Monday, 28 October 2024

the substance (w&d coralie fargeat)

It seemed strangely appropriate that we watched Fargeat’s Grand Guignol film on the same day I saw that Dennis Quaid, the film’s evil driving force representing the male gaze at its most lascivious and destructive, had come out in support of Trump, one of the very few Hollywood stars to do so. One suspects that Fargeat would be secretly pleased with this news, she might even have engineered it. The battle lines even more clearly drawn within the great metaphysical struggle over the beauty myth.

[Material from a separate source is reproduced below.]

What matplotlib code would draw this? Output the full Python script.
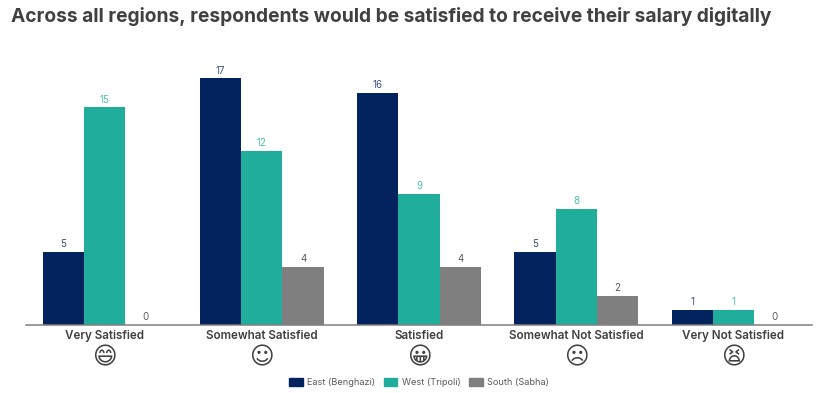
import matplotlib
matplotlib.use("Agg")
import matplotlib.pyplot as plt
import numpy as np
from matplotlib.patches import Patch

categories = ["Very Satisfied", "Somewhat Satisfied", "Satisfied", "Somewhat Not Satisfied", "Very Not Satisfied"]
emojis = ["\U0001F604", "\u263A", "\U0001F600", "\u2639", "\U0001F62B"]
series_names = ["East (Benghazi)", "West (Tripoli)", "South (Sabha)"]
east = [5, 17, 16, 5, 1]
west = [15, 12, 9, 8, 1]
south = [0, 4, 4, 2, 0]
title = "Across all regions, respondents would be satisfied to receive their salary digitally"

colors = ["#03235F", "#21AD9B", "#7F7F7F"]
label_colors = ["#3B4F85", "#4FC0B0", "#595959"]
W, H = 827, 393
plt.rcParams["font.family"] = ["Inter", "DejaVu Sans"]

fig = plt.figure(figsize=(W / 100, H / 100), dpi=100)
ax = fig.add_axes([26 / W, 1 - 324.5 / H, 786 / W, 284.5 / H])
x = np.arange(len(categories))
bw = 0.2625
for i, (vals, c, lc) in enumerate(zip([east, west, south], colors, label_colors)):
    pos = x + (i - 1) * bw
    ax.bar(pos, vals, bw, color=c, label=series_names[i])
    for p, v in zip(pos, vals):
        ax.annotate(str(v), (p, v), xytext=(0, 2), textcoords="offset points",
                    ha="center", va="bottom", fontsize=7, color=lc)

ax.set_xlim(-0.5, 4.5)
ax.set_ylim(0, 19.66)
ax.set_yticks([])
ax.set_xticks(x)
ax.set_xticklabels(categories, fontsize=8.4, fontweight="semibold", color="#404040")
ax.tick_params(axis="x", length=0, pad=4)
for s in ["top", "left", "right"]:
    ax.spines[s].set_visible(False)
ax.spines["bottom"].set_color("#7F7F7F")
ax.spines["bottom"].set_linewidth(1.1)

for p, e in zip(x, emojis):
    ax.annotate(e, (p, 0), xytext=(0, -24), textcoords="offset points", ha="center", va="center",
                fontsize=17, color="#404040", family="DejaVu Sans",
                annotation_clip=False)

fig.text(11 / W, 1 - 17 / H, title, fontsize=13.8, fontweight="bold", color="#404040", va="center", ha="left")
handles = [Patch(color=c, label=n) for c, n in zip(colors, series_names)]
fig.legend(handles=handles, loc="center", bbox_to_anchor=(419 / W, 1 - 382.5 / H), ncol=3, frameon=False,
           fontsize=6.6, labelcolor="#595959", handlelength=1.5, handleheight=0.9,
           handletextpad=0.5, columnspacing=0.9)
fig.savefig("out.png", dpi=100)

At the same time, it feels as though there’s something dangerously Trumpian in the film’s excesses. Trumpian in so far as the gesture and the controversy become more relevant than anything that is actually being said. Fargeat pushes the visual excesses of the story as far as she can go. This is set up from the start, with an edit style that seems derived from advertising, all fast cuts and pumped up musical beats. The characters are deliberately two dimensional. Subtlety is not going to be part of this discourse. It’s in-your-face, a punk assault on the senses. The object is firstly to titilate and then to revolt, two sides of the sensory coin.

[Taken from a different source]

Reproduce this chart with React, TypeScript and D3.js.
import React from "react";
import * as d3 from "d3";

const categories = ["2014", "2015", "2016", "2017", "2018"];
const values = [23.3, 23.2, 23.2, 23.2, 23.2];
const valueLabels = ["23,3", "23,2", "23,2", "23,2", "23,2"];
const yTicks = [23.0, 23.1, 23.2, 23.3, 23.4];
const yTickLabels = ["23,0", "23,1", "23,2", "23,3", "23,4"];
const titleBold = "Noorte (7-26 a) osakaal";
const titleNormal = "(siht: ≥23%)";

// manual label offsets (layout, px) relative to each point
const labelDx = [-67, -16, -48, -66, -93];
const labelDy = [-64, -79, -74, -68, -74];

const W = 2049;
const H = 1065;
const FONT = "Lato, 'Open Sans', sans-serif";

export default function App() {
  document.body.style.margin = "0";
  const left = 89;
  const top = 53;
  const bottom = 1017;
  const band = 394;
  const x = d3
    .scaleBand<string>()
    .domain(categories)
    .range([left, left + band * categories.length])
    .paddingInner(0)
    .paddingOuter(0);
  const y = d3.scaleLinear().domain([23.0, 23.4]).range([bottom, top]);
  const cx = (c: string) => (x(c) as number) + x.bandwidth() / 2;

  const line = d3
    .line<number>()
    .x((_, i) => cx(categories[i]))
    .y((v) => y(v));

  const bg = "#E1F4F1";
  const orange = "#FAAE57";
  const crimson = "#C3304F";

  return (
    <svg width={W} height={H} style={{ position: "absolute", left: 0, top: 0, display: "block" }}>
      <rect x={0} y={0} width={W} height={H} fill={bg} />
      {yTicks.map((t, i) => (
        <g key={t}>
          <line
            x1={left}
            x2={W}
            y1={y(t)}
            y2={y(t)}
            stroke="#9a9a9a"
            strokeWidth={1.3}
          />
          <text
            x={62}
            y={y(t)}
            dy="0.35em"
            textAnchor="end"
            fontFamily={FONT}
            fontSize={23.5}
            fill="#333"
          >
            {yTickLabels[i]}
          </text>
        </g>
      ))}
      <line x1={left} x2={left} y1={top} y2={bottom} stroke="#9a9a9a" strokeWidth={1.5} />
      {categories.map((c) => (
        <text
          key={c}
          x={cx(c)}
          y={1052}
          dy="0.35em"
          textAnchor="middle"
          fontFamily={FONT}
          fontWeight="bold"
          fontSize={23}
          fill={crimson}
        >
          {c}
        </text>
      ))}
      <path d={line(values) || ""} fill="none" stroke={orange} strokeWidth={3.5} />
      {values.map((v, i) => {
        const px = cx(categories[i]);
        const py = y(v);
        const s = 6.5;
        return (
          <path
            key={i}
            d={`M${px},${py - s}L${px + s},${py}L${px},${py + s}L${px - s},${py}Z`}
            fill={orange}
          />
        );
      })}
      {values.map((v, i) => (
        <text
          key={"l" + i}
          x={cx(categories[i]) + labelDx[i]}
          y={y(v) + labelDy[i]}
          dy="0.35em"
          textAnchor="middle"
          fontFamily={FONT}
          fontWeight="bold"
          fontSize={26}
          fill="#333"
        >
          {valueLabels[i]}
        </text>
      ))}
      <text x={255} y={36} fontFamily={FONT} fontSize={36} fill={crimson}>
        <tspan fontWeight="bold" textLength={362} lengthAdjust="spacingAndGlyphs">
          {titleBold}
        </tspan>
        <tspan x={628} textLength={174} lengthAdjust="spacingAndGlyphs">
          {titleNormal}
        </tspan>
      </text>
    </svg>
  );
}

The result is somewhere between shock and awe and tedium, two sides of the war coin, perhaps. The issue one might have with the film is that the war is woman versus woman, with woman losing twice over. It might be that everyone else also loses, in the end, but Demi Moore’s Elizabeth and Margaret Qualley’s Sue seem to get the rough end of the stick. Which again, might be the point: that no matter what, the fetishisation of women’s bodies by this society always means that women get the rough end of the stick.

I spent much of the film wondering what Mariana Enriquez would make of it. One suspects she would delight in its transgressive intentions, whilst perhaps hoping for something else to emerge from the melange. There’s no shortage of wearing of influences on sleeves. From Picture of Dorian Grey, (inverted), to Jekyll and Hyde, to Frankenstein. With direct references to The Fly and The Elephant Man. The combination of all these elements perhaps contributes to a sense that for all its outrageousness, this feels like a conservative piece of filmmaking, with few narrative surprises.

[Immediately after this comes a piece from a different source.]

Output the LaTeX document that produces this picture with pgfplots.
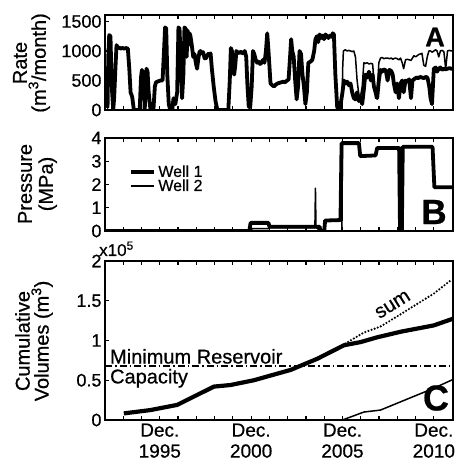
\documentclass[border=0pt]{standalone}
\usepackage{fontspec}
\setmainfont{Liberation Sans}[RawFeature={embolden=0.6}]
\usepackage{pgfplots}
\pgfplotsset{compat=1.18}
\newcommand{\fs}[2]{\fontsize{#1}{#2}\selectfont}
\pgfplotsset{
 panel/.style={
   scale only axis, width=348pt,
   xmin=1992.95, xmax=2012.0,
   xtick={1993.95,1994.95,1995.95,1996.95,1997.95,1998.95,1999.95,2000.95,2001.95,2002.95,2003.95,2004.95,2005.95,2006.95,2007.95,2008.95,2009.95,2010.95},
   xticklabels={},
   tick align=inside, xtick pos=both, ytick pos=left,
   major tick length=4pt,
   axis line style={line width=1.6pt},
   every tick/.style={line width=1.2pt, black},
   yticklabel style={font=\fs{18}{18}},
 },
 w1/.style={black, line width=3.8pt, line join=round},
 w2/.style={black, line width=1.5pt, line join=round},
}
\begin{document}
\begin{tikzpicture}[x=1pt,y=1pt]
\useasboundingbox (0,0) rectangle (458,468);
% ---------------- Panel A
\begin{axis}[panel, at={(105pt,358pt)}, anchor=south west, height=95pt,
  ymin=0, ymax=1610, ytick={0,500,1000,1500}, yticklabels={0,500,1000,1500}]
\addplot[w1] coordinates {
(1993.00,150)(1993.05,500)(1993.09,50)(1993.13,900)(1993.18,1270)(1993.25,1250)(1993.30,600)(1993.34,300)(1993.40,0)(1993.45,200)
(1993.52,700)(1993.58,1100)(1993.65,1050)(1993.72,1060)(1993.80,1040)(1993.90,1050)(1994.00,1040)(1994.10,1050)(1994.20,1040)(1994.28,700)
(1994.35,300)(1994.44,220)(1994.53,0)(1994.70,0)(1994.85,0)(1994.92,550)(1994.97,680)(1995.02,400)(1995.06,650)(1995.12,0)
(1995.18,300)(1995.22,700)(1995.28,650)(1995.34,300)(1995.44,0)(1995.60,0)(1995.68,400)(1995.74,470)(1995.82,480)(1995.90,490)
(1996.00,500)(1996.10,500)(1996.18,1000)(1996.24,1400)(1996.30,1380)(1996.36,600)(1996.44,100)(1996.52,0)(1996.63,0)(1996.70,200)
(1996.80,100)(1996.90,300)(1996.97,1400)(1997.03,1380)(1997.10,800)(1997.17,200)(1997.24,600)(1997.30,1400)(1997.36,1380)(1997.42,900)
(1997.47,1350)(1997.53,1100)(1997.58,1300)(1997.63,1250)(1997.70,1100)(1997.78,900)(1997.85,950)(1997.92,800)(1997.99,700)(1998.05,850)
(1998.12,980)(1998.18,1000)(1998.25,960)(1998.32,980)(1998.40,880)(1998.45,870)(1998.52,900)(1998.60,950)(1998.66,940)(1998.73,960)
(1998.80,700)(1998.90,400)(1999.00,150)(1999.10,0)(1999.27,0)(1999.50,0)(1999.70,0)(1999.78,500)(1999.84,1050)(1999.90,1000)
(1999.96,700)(2000.02,600)(2000.08,750)(2000.14,1000)(2000.20,980)(2000.28,960)(2000.36,990)(2000.44,970)(2000.52,960)(2000.60,1000)
(2000.68,900)(2000.75,400)(2000.82,50)(2000.90,50)(2000.98,400)(2001.05,1000)(2001.12,950)(2001.20,850)(2001.28,800)(2001.36,820)
(2001.44,780)(2001.52,800)(2001.60,850)(2001.68,800)(2001.76,1000)(2001.83,1300)(2001.90,1000)(2002.01,450)(2002.10,420)(2002.20,400)
(2002.30,430)(2002.40,450)(2002.50,460)(2002.60,470)(2002.70,480)(2002.80,470)(2002.92,500)(2003.00,520)(2003.08,900)(2003.14,1200)
(2003.20,1000)(2003.28,900)(2003.36,500)(2003.44,180)(2003.52,400)(2003.60,1000)(2003.68,950)(2003.76,600)(2003.84,400)(2003.92,100)
(2004.00,300)(2004.08,800)(2004.20,820)(2004.30,850)(2004.40,1000)(2004.47,1200)(2004.55,1250)(2004.62,1150)(2004.70,1280)(2004.78,1220)
(2004.86,1260)(2004.94,1200)(2005.02,1280)(2005.10,1250)(2005.18,1220)(2005.26,1260)(2005.34,1240)(2005.42,1300)(2005.48,1280)(2005.56,600)
(2005.66,50)(2005.75,0)(2005.85,100)(2005.95,300)(2006.03,500)(2006.12,450)(2006.21,480)(2006.30,420)(2006.39,450)(2006.48,300)
(2006.57,200)(2006.66,180)(2006.75,300)(2006.85,150)(2006.94,200)(2007.03,100)(2007.12,350)(2007.20,600)(2007.30,550)(2007.40,650)
(2007.50,500)(2007.60,600)(2007.67,400)(2007.76,300)(2007.85,200)(2007.94,500)(2008.03,680)(2008.12,650)(2008.22,690)(2008.32,670)
(2008.42,500)(2008.52,680)(2008.62,660)(2008.70,600)(2008.76,450)(2008.86,300)(2008.94,450)(2009.04,200)(2009.13,450)(2009.22,500)
(2009.30,300)(2009.40,500)(2009.50,480)(2009.60,520)(2009.70,200)(2009.78,500)(2009.86,520)(2010.00,550)(2010.10,540)(2010.20,560)
(2010.30,550)(2010.40,540)(2010.50,560)(2010.60,550)(2010.70,400)(2010.77,200)(2010.85,100)(2010.95,700)(2011.05,720)(2011.13,650)
(2011.22,700)(2011.31,720)(2011.40,680)(2011.50,700)(2011.60,690)(2011.70,700)(2011.80,710)(2011.90,700)(2012.00,700)
};
\addplot[w2] coordinates {
(2005.92,0)(2005.96,700)(2006.00,1000)(2006.10,1020)(2006.21,1000)(2006.30,1010)(2006.39,1000)(2006.48,990)(2006.57,1000)(2006.66,900)
(2006.75,500)(2006.85,250)(2006.94,230)(2007.03,400)(2007.12,800)(2007.20,790)(2007.30,800)(2007.40,780)(2007.50,790)(2007.60,780)
(2007.67,500)(2007.76,200)(2007.85,300)(2007.94,800)(2008.03,880)(2008.12,890)(2008.22,870)(2008.32,880)(2008.42,880)(2008.52,870)
(2008.62,880)(2008.70,860)(2008.76,870)(2008.86,880)(2008.94,870)(2009.04,850)(2009.13,880)(2009.22,800)(2009.30,700)(2009.40,850)
(2009.50,860)(2009.60,850)(2009.70,840)(2009.78,880)(2009.86,920)(2009.95,900)(2010.04,920)(2010.12,940)(2010.22,950)(2010.30,960)
(2010.40,760)(2010.50,740)(2010.59,900)(2010.68,1000)(2010.77,1000)(2010.86,980)(2010.95,1000)(2011.05,1020)(2011.13,1000)(2011.22,900)
(2011.31,1000)(2011.40,1010)(2011.50,990)(2011.60,700)(2011.70,1000)(2011.80,1010)(2011.90,1000)(2012.00,1000)
};
\end{axis}
% ---------------- Panel B
\begin{axis}[panel, at={(105pt,237pt)}, anchor=south west, height=93pt,
  ymin=0, ymax=4, ytick={0,1,2,3,4}, yticklabels={0,1,2,3,4},
  legend style={at={(0.07,0.73)}, anchor=north west, draw=none, fill=none,
     font=\fs{16}{16}, row sep=-3pt, inner sep=0pt,
     /tikz/every even column/.append style={column sep=2pt}},
  legend cell align=left,
  legend image code/.code={\draw[#1] (0pt,0pt) -- (23pt,0pt);}]
\addplot[w1] coordinates {
(1992.95,0)(2000.85,0)(2000.92,0.35)(2001.90,0.35)(2001.95,0.18)(2004.70,0.18)(2004.75,0)(2004.95,0)(2005.00,0.45)(2005.84,0.47)
(2005.90,3.78)(2006.85,3.78)(2006.92,3.22)(2007.76,3.25)(2007.85,3.57)(2009.05,3.57)(2009.10,0)(2009.20,0)(2009.25,3.62)(2010.88,3.62)
(2010.98,1.88)(2012.00,1.88)
};
\addlegendentry{Well 1}
\addplot[w2] coordinates {
(1992.95,0)(2000.95,0)(2001.00,0.10)(2001.90,0.10)(2001.95,0.15)(2004.44,0.15)(2004.47,1.84)(2004.50,0.15)(2004.75,0)(2005.92,0)
(2005.95,3.78)(2006.85,3.78)(2006.92,3.22)(2007.76,3.25)(2007.85,3.57)(2010.88,3.62)(2010.98,1.88)(2012.00,1.88)
};
\addlegendentry{Well 2}
\end{axis}
% ---------------- Panel C
\begin{axis}[panel, at={(105pt,48pt)}, anchor=south west, height=159pt,
  ymin=0, ymax=2, ytick={0,0.5,1,1.5,2}, yticklabels={0,0.5,1,1.5,2},
  xticklabels={,,{Dec.\\1995},,,,,{Dec.\\2000},,,,,{Dec.\\2005},,,,,{Dec.\\2010}},
  xticklabel style={font=\fs{19}{21}, align=center}]
\addplot[black, line width=1.4pt, dash pattern=on 7pt off 3pt on 1.5pt off 3pt] coordinates {(1992.95,0.68)(2012.0,0.68)};
\addplot[black, line width=2.4pt, line cap=round, dash pattern=on 0pt off 3.3pt] coordinates {
(2005.95,0.94)(2007.12,1.10)(2008.03,1.175)(2009.13,1.33)(2010.95,1.59)(2011.95,1.77)
};
\addplot[black, line width=4.2pt, line join=round] coordinates {
(1993.98,0.083)(1995.44,0.125)(1996.90,0.19)(1998.91,0.42)(1999.82,0.44)(2001.10,0.50)(2003.11,0.63)(2004.57,0.77)(2006.03,0.94)(2006.94,0.98)
(2007.85,1.04)(2009.13,1.11)(2010.95,1.19)(2011.95,1.27)(2012.0,1.27)
};
\addplot[black, line width=1.5pt] coordinates {
(2005.95,0)(2007.12,0.10)(2008.03,0.125)(2010.95,0.40)(2012.0,0.51)
};
\node[anchor=base west, font=\fs{20}{20}, inner sep=0pt] at (axis cs:1993.22,0.71) {Minimum Reservoir};
\node[anchor=base west, font=\fs{20}{20}, inner sep=0pt] at (axis cs:1993.22,0.46) {Capacity};
\node[rotate=32, font=\fs{20}{20}, inner sep=0pt] at (axis cs:2008.7,1.45) {sum};
\end{axis}
% labels
\node[rotate=90, align=center, font=\fs{20}{19}] at (31.5,405) {Rate\\(m\textsuperscript{3}/month)};
\node[rotate=90, align=center, font=\fs{20}{21}] at (37.5,284) {Pressure\\(MPa)};
\node[rotate=90, align=center, font=\fs{20}{19}] at (34,127) {Cumulative\\Volumes (m\textsuperscript{3})};
\node[anchor=base west, font=\fs{17}{17}, inner sep=0pt] at (99,212) {x10\textsuperscript{5}};
\node[font=\bfseries\fs{27}{27}] at (435,431) {A};
\node[font=\bfseries\fs{35}{35}] at (434,256) {B};
\node[font=\bfseries\fs{36}{36}] at (436,70) {C};
\end{tikzpicture}
\end{document}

I also then found myself wondering what Trump would make of it. Suspecting he would publicly denounce it, whilst privately loving it, for all the wrong reasons. 

Friday, 25 October 2024

la bête (w&d bertrand bonello, w.guillaume bréaud, benjamin charbit)

La Bête has a Cocteau-esque title and is almost as bewildering a film as Le Sang d’un Poète. Set across three timelines, it features a death-trap doll factory, a psychotic incel, Schoenberg, and AI. The movie occurs in the 2014, 2044 and 1904-ish. The fundamental axis of the story is simple: Gabrielle seeks out Louis, her true amour, across time and beyond death. He is a weirdo three times over. Firstly as her would-be lover who pursues her as a married woman in the nineteen hundreds, secondly as the LA incel and lastly as an elusive would-be companion in the near future. Léa Seydoux and George MacKay wrestle with the contrivances of the plot across two and a half hours. The tonal filmmaking feels erratic, at times throbbing with suspense, at others bogged down in cryptic metaphysical dialogue. Gabrielle feels threatened by an opaque disaster, or beast, which might be her lover or might be climate change. There are earthquakes and floods and vague talk of an unspecified disaster which lead to a world where emotions need to be cauterised. The nods to Lynch are overt. Does it measure up? Perhaps, perhaps not. It’s one of those films that take you on a perplexing ride from tedium to hyper-alertness. The dénouement sequence in LA towards the end of the film is brilliantly constructed and edited. But then this proves not to be the dénouement of the film, and the viewer has to come back down to earth, or rather the future, with Gabrielle having still more hoops to go through. It has the makings of a cult film, the kind of experience that some will revisit time after time, and wait for midnight screenings to accompany them through the long night, parroting some of the more risible dialogue, sitting on the edge of the seats for the moments of tension and screaming along with Seydoux at the anti-climactic finale. 

Wednesday, 23 October 2024

le sang d’un poète (w&d jean cocteau)

Cocteau’s celebrated film, scored on this occasion by Federico Deutsch y Verónica Ramos, is composed of four sequences. A poet in his garret, with hints of revolutionary France. The same poet passing through a void into a gravity free corridor, where he spies on different events occurring in a series of rooms. The third sequence features a group of schoolboys, and then finally the set where the schoolboys’ playing area is transformed into a theatre where aristocrats gaze down from the balcony on the poet and Lee Miller as they pose. The film is elliptical, cryptic, potentially occult. It’s also full of moments which other films have stolen, knowingly or unconsciously. There were prefigurations of Nolan, in the gravity free corridor and Glazer as the poet sank into the void. Cocteau, however, goes beyond any kind of coherent storytelling, as he pushes his imagination to its limits. Rather than a story, the film feels like a collection of stories, or strands featuring blood, revolution, homoeroticism, cruelty, and destiny. Among other elements which I am sure I missed. 


Sunday, 20 October 2024

clandestina (w&d maria mire)

Mire’s experimental film juxtaposes the words of Margarida Tengarrinha, an artist who participated for decades in Portugal’s anti-fascist movement, with contemporary images which riff off those words. Tengarrinha used her talents to help forge documents for fleeing revolutionaries to cross the border into Spain during the fifties and sixties, eventually moving to Russia. (An interesting parallel with another Portuguese film seen this year, Astrakan 79.) Mire constructs vivid contemporary images to accompany the words, as a young woman silently goes through the same processes as Tengarrinha, working with her partner at a computer, tending to their child, setting up a false office full of pot plants. The modernity is designed, one suspects, to give a fresh perspective on the radical activities and dangers of the anti-fascist movement of another generation. However, there’s something a little winsome about all this, and the element of danger never feels overly present. The fact that the characters frequently use carnival type masks is engaging, but doesn’t help to take us deeper into the perilous, nightmarish world that Tengarrinha inhabited. It’s notable that the director is also listed as Art Director in the credits, and there’s a sense of playfulness at work in the project which isn’t entirely in keeping with the intensity of the source material.